Exercise aim – Set down word for word the lines running from the line with "Recreate this image as a Python script that uses Plotly." to the line with "font=dict(family=FONT, size=27, color=GRAY)))", ends included. Skip every picture.

Raw data –
━━━━━━━━
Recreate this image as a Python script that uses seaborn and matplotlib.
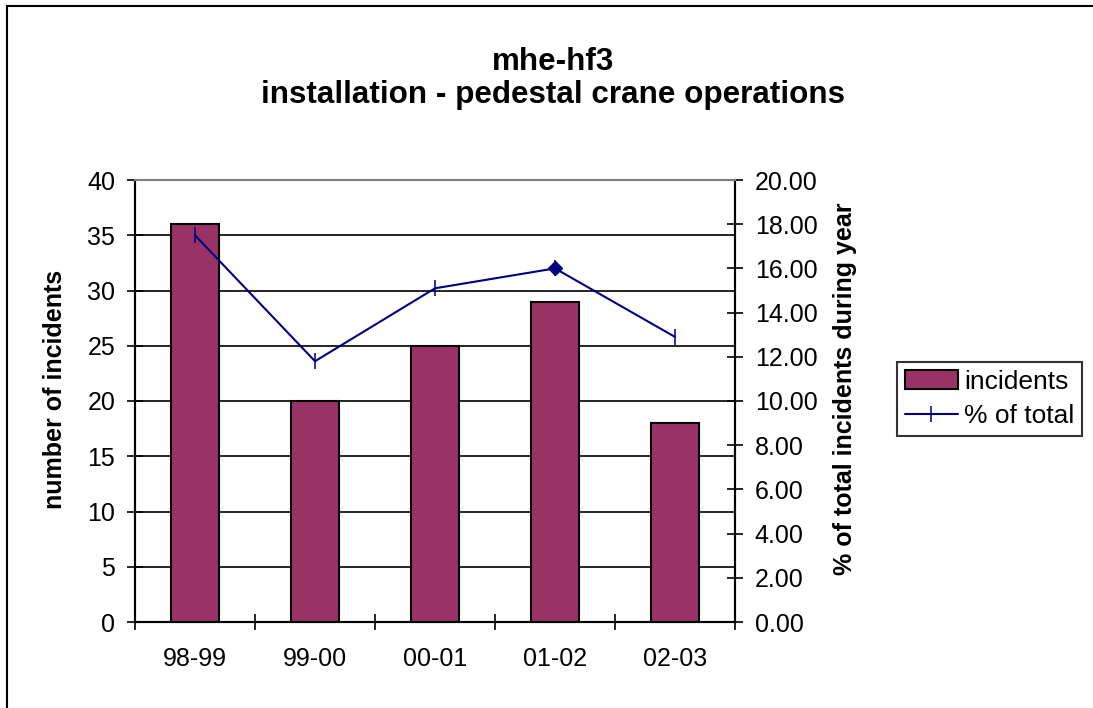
━━━━━━━━
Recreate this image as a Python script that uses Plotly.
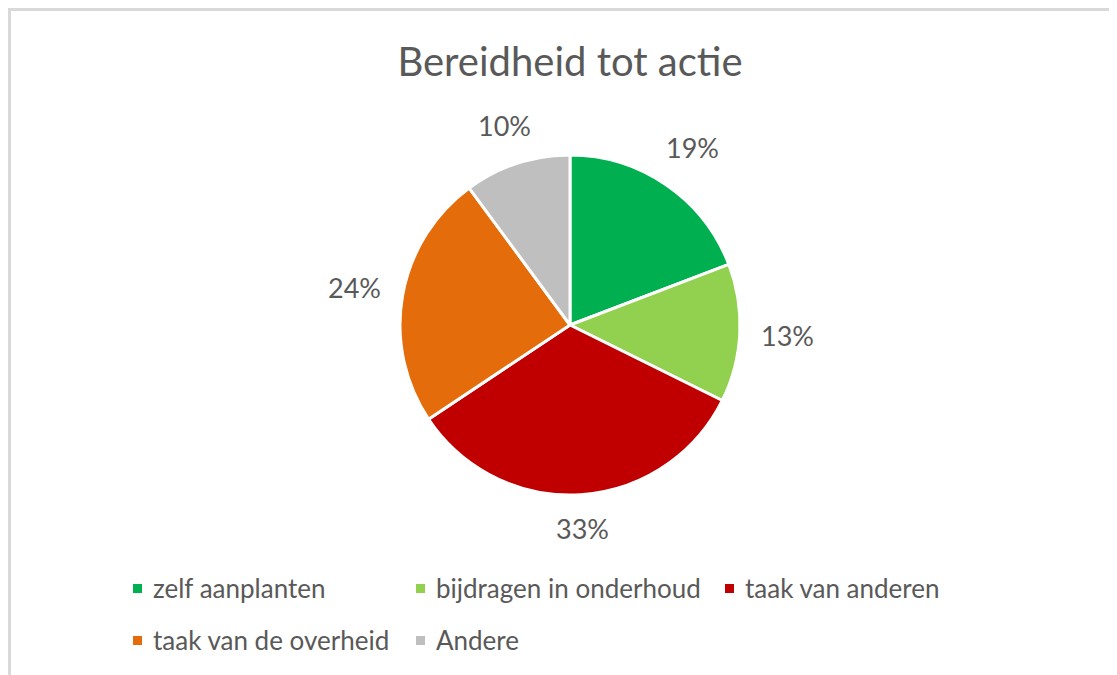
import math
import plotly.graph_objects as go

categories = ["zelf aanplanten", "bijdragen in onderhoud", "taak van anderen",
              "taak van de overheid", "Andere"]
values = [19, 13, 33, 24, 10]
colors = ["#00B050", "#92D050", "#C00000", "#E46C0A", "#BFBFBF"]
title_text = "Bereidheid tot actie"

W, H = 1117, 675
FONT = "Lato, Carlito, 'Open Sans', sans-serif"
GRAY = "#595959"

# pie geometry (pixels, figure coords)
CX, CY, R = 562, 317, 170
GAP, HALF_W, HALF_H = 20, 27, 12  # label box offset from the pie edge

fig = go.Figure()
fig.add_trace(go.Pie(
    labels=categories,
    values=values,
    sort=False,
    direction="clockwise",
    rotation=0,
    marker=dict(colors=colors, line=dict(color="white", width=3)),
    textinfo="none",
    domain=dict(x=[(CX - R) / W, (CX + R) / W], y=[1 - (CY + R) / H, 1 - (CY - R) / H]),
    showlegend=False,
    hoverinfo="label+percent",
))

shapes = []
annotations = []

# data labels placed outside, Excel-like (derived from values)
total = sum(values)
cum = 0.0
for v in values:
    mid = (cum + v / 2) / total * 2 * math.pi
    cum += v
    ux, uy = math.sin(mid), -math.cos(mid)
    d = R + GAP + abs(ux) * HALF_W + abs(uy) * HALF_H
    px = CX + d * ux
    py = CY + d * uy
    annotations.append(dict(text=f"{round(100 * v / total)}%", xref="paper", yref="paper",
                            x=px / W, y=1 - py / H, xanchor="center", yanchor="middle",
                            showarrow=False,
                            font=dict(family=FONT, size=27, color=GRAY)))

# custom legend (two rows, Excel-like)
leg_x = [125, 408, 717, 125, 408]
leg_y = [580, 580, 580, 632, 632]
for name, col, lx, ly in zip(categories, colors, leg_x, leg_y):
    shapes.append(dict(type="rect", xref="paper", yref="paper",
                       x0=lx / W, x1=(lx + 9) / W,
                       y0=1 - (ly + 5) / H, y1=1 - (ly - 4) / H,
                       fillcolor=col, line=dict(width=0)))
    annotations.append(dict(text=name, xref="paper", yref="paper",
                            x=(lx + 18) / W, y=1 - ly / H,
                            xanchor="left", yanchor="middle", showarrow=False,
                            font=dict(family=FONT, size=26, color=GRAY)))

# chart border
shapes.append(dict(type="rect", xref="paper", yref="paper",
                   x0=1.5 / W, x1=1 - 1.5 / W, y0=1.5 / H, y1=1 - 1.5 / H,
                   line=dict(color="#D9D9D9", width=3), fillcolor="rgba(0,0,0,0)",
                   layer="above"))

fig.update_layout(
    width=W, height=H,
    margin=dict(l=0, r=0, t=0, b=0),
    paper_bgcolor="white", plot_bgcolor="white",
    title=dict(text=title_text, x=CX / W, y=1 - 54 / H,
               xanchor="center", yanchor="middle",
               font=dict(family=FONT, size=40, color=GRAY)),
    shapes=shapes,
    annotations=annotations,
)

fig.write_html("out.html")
━━━━━━━━
Answer –
Recreate this image as a Python script that uses Plotly.
import math
import plotly.graph_objects as go

categories = ["zelf aanplanten", "bijdragen in onderhoud", "taak van anderen",
              "taak van de overheid", "Andere"]
values = [19, 13, 33, 24, 10]
colors = ["#00B050", "#92D050", "#C00000", "#E46C0A", "#BFBFBF"]
title_text = "Bereidheid tot actie"

W, H = 1117, 675
FONT = "Lato, Carlito, 'Open Sans', sans-serif"
GRAY = "#595959"

# pie geometry (pixels, figure coords)
CX, CY, R = 562, 317, 170
GAP, HALF_W, HALF_H = 20, 27, 12  # label box offset from the pie edge

fig = go.Figure()
fig.add_trace(go.Pie(
    labels=categories,
    values=values,
    sort=False,
    direction="clockwise",
    rotation=0,
    marker=dict(colors=colors, line=dict(color="white", width=3)),
    textinfo="none",
    domain=dict(x=[(CX - R) / W, (CX + R) / W], y=[1 - (CY + R) / H, 1 - (CY - R) / H]),
    showlegend=False,
    hoverinfo="label+percent",
))

shapes = []
annotations = []

# data labels placed outside, Excel-like (derived from values)
total = sum(values)
cum = 0.0
for v in values:
    mid = (cum + v / 2) / total * 2 * math.pi
    cum += v
    ux, uy = math.sin(mid), -math.cos(mid)
    d = R + GAP + abs(ux) * HALF_W + abs(uy) * HALF_H
    px = CX + d * ux
    py = CY + d * uy
    annotations.append(dict(text=f"{round(100 * v / total)}%", xref="paper", yref="paper",
                            x=px / W, y=1 - py / H, xanchor="center", yanchor="middle",
                            showarrow=False,
                            font=dict(family=FONT, size=27, color=GRAY)))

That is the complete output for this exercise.